The problem with Solyndra, then, was a mixed set of explicitly political goals applied to a specific sector subject to intense competition. The solution to such bad industrial policy is to apply explicitly political impediments to all economic activity. The competition will then be for government favors, like suspending the Obamacare cadillac tax.

No more picking winners and losers, no siree, we’ll just apply general taxes on carbon the government will conjure a ‘market’ in carbon. Do you believe it will be politically neutral, remain focused on the single problem, and with properly defined procedures for evaluating the continuing necessity for the market? I.e., that the bureaucrats running the scheme will ever even look for reasons to suspend it? If so, you must believe that Obamacare has fulfilled its promises.

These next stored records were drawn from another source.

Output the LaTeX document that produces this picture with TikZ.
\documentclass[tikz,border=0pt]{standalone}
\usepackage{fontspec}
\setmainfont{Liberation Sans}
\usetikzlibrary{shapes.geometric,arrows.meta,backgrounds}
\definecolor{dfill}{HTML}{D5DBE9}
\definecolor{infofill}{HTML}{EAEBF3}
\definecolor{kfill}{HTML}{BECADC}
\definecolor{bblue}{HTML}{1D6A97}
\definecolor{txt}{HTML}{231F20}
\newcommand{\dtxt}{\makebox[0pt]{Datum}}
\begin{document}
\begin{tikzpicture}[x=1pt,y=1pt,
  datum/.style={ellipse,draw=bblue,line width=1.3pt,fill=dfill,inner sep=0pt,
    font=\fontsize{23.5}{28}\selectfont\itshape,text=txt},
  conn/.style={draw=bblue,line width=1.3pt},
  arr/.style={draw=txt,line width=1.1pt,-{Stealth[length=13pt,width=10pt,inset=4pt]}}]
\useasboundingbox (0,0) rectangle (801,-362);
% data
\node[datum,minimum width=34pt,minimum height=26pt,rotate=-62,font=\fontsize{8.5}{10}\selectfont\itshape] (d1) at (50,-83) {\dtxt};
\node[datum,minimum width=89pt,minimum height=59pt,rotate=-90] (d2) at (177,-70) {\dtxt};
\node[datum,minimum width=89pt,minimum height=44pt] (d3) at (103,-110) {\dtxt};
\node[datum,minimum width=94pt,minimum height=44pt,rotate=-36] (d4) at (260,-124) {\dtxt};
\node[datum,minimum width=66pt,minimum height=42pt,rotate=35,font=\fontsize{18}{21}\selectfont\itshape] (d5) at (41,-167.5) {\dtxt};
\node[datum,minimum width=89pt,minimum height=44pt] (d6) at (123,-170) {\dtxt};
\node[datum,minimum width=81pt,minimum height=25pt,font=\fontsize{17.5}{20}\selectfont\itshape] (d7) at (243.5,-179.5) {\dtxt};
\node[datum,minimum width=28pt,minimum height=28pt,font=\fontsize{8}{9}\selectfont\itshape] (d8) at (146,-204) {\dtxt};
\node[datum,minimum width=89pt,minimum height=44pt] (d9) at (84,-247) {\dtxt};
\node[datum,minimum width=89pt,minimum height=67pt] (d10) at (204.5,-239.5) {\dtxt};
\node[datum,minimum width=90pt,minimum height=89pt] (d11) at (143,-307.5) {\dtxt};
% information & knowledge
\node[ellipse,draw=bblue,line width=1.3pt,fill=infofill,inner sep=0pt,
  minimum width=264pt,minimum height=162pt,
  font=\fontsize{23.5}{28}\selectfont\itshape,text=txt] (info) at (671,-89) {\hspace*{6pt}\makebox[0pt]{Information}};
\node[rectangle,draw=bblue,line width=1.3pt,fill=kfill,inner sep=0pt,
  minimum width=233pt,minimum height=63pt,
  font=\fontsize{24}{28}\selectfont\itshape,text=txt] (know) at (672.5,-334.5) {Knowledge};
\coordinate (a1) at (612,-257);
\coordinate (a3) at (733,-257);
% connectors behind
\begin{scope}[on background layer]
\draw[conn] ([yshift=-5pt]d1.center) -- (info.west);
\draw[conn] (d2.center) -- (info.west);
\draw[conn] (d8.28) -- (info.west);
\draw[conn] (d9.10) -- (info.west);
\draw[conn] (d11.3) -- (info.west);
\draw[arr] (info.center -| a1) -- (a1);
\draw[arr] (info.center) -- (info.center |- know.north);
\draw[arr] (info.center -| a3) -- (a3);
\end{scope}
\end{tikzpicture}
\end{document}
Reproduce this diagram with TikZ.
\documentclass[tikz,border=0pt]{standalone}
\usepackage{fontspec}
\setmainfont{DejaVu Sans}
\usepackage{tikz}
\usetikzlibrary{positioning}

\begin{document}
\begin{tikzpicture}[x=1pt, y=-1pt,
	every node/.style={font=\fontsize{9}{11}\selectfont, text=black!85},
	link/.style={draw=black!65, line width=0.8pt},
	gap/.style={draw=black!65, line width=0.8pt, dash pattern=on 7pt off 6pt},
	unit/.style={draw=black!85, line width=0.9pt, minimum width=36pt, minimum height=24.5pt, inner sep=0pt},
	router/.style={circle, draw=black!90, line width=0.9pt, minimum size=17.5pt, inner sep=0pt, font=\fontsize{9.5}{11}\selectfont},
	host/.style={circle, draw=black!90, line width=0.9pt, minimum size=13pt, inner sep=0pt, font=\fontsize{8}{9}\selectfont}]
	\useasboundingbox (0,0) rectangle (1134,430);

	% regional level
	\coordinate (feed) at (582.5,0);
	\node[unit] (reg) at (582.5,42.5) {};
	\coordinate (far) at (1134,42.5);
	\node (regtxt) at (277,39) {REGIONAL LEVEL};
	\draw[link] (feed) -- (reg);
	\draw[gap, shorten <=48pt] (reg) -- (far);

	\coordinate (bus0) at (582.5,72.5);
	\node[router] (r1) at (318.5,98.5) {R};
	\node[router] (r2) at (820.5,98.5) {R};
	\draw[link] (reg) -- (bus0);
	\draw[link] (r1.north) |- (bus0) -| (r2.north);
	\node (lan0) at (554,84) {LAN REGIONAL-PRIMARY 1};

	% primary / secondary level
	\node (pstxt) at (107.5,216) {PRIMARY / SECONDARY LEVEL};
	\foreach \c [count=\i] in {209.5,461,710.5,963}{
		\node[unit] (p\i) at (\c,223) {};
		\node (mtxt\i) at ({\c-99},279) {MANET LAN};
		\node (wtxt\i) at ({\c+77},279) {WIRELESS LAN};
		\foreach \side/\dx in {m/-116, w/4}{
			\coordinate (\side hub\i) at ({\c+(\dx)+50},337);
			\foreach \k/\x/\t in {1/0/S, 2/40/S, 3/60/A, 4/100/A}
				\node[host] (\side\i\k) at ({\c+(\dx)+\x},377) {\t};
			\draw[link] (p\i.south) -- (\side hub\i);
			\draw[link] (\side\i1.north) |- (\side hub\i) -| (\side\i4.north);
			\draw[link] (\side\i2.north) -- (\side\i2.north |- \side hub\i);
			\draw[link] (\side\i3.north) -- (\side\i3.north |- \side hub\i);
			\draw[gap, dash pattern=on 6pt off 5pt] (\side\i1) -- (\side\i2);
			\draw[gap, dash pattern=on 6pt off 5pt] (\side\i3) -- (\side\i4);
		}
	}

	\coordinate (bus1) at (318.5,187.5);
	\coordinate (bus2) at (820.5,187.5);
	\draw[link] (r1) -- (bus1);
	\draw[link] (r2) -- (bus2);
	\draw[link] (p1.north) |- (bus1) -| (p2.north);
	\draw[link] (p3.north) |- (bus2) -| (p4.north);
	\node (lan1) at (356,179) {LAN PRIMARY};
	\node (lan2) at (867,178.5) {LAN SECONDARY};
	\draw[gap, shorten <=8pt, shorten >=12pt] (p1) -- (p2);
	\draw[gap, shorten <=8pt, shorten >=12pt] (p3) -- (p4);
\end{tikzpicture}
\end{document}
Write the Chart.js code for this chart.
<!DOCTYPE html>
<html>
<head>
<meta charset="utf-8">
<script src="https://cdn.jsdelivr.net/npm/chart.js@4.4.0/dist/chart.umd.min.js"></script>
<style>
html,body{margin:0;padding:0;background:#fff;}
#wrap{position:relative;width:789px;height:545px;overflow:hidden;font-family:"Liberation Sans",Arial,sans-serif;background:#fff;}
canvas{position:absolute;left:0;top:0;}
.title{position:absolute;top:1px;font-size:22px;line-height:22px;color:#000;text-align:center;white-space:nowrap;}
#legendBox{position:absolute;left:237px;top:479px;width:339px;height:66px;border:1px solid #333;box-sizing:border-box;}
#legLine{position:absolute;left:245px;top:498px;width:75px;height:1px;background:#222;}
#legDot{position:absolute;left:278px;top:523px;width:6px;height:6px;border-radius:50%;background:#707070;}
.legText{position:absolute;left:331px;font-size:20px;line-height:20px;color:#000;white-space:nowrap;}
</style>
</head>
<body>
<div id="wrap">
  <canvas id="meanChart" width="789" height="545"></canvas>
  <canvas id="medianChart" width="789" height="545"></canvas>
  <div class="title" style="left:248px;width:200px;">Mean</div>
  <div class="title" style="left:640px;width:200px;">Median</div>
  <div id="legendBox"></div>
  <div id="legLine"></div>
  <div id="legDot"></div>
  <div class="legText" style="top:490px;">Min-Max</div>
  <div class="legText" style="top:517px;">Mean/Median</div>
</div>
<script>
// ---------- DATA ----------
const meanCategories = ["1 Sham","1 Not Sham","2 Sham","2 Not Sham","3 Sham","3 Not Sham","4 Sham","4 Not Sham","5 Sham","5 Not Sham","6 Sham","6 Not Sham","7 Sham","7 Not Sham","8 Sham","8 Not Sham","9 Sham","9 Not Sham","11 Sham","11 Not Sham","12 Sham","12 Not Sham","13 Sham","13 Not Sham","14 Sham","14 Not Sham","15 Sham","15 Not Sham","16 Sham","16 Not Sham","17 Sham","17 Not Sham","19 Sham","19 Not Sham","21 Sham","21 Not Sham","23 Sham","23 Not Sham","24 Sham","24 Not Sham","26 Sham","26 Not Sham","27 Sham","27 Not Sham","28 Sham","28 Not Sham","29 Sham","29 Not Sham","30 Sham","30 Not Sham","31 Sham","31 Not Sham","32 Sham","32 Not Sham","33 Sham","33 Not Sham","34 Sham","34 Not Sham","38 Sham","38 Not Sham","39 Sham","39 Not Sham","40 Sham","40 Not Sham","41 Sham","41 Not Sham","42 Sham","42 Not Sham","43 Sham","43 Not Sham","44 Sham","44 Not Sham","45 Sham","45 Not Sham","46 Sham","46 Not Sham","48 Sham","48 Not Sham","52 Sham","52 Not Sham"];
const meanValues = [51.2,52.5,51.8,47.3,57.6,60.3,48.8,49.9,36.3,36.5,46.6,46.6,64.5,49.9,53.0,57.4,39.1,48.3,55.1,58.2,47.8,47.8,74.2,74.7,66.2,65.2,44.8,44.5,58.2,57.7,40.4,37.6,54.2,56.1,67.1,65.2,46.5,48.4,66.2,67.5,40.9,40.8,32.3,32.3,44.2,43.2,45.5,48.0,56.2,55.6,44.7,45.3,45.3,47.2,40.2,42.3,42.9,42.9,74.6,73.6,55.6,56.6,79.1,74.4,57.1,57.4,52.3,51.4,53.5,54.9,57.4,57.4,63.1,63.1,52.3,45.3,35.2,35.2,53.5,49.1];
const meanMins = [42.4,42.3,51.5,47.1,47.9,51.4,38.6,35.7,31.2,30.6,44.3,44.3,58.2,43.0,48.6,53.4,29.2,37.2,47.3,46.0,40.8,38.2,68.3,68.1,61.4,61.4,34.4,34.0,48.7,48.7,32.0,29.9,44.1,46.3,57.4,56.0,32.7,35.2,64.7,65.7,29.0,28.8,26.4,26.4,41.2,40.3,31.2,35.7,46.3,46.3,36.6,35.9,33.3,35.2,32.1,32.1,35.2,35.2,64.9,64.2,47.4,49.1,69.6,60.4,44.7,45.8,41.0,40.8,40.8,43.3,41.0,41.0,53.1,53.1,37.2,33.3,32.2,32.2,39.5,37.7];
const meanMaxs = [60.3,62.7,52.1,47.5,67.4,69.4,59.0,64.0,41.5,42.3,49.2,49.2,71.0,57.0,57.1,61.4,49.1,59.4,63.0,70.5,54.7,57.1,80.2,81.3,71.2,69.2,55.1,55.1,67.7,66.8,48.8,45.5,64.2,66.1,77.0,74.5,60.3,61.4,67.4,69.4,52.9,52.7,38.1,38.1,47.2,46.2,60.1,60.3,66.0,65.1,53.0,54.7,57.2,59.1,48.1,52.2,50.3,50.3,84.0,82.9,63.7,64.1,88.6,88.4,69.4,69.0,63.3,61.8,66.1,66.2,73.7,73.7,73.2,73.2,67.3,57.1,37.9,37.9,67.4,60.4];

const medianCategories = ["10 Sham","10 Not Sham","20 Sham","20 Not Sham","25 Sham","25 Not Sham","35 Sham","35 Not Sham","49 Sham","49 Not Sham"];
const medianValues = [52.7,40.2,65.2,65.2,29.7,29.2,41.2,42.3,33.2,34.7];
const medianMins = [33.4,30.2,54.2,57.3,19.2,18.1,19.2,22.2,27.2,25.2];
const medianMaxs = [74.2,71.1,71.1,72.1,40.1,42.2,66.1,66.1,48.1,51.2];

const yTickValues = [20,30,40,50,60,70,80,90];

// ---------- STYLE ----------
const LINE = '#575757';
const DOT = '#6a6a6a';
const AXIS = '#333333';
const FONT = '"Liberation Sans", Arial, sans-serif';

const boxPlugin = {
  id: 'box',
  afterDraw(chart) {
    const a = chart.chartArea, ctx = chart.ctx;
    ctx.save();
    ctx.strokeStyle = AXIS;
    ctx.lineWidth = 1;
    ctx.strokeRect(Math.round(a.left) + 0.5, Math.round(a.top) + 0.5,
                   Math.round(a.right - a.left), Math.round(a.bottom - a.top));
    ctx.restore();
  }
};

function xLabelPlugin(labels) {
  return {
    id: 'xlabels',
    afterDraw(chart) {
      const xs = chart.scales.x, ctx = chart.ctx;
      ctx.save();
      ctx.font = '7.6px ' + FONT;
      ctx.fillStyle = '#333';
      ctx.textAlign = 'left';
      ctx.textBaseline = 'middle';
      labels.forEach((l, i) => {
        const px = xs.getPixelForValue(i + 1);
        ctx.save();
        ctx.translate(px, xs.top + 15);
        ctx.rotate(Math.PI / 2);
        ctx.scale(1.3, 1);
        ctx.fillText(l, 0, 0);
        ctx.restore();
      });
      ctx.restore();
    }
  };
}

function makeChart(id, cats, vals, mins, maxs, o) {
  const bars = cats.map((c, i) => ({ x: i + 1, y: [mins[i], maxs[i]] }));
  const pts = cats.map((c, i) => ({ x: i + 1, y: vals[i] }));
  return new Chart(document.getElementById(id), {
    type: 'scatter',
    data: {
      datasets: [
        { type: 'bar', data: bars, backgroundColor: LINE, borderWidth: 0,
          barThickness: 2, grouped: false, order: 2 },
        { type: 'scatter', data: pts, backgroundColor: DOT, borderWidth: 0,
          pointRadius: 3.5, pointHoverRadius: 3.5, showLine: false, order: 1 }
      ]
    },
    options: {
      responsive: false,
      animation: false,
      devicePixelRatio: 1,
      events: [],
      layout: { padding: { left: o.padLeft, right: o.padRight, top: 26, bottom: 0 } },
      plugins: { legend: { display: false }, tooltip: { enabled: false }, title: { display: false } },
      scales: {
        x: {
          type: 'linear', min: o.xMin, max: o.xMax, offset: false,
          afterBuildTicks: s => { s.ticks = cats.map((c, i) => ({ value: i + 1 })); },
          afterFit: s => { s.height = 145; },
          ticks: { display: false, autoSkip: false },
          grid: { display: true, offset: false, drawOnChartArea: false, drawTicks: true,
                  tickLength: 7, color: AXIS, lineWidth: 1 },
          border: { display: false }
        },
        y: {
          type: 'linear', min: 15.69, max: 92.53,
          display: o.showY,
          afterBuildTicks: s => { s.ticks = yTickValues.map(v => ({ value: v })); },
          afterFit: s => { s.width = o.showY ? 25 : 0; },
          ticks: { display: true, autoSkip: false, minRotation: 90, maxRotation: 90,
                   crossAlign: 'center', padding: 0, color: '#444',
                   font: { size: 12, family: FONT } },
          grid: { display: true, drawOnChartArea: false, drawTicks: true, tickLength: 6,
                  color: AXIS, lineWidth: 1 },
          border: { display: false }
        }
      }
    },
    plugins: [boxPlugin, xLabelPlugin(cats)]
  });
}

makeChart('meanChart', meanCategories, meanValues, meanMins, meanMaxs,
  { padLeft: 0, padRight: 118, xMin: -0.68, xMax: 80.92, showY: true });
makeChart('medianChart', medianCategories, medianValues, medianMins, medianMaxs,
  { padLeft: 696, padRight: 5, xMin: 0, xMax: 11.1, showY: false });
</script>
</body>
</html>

It’s so simple, just find a big ‘social problem’ with dozens, or hundreds, of different causes and impose a single 2,000 page solution. I don’t know why we didn’t think of this approach to solve the obesity epidemic. We’ll just put nutrition labels on candy machines, ban soft drinks over 16 ounces and move toward taxing calories.

That this is still picking winners and losers, such as Warren Buffet’s wind farms versus Peabody Coal’s entire business, seems not to occur to these capos of industry.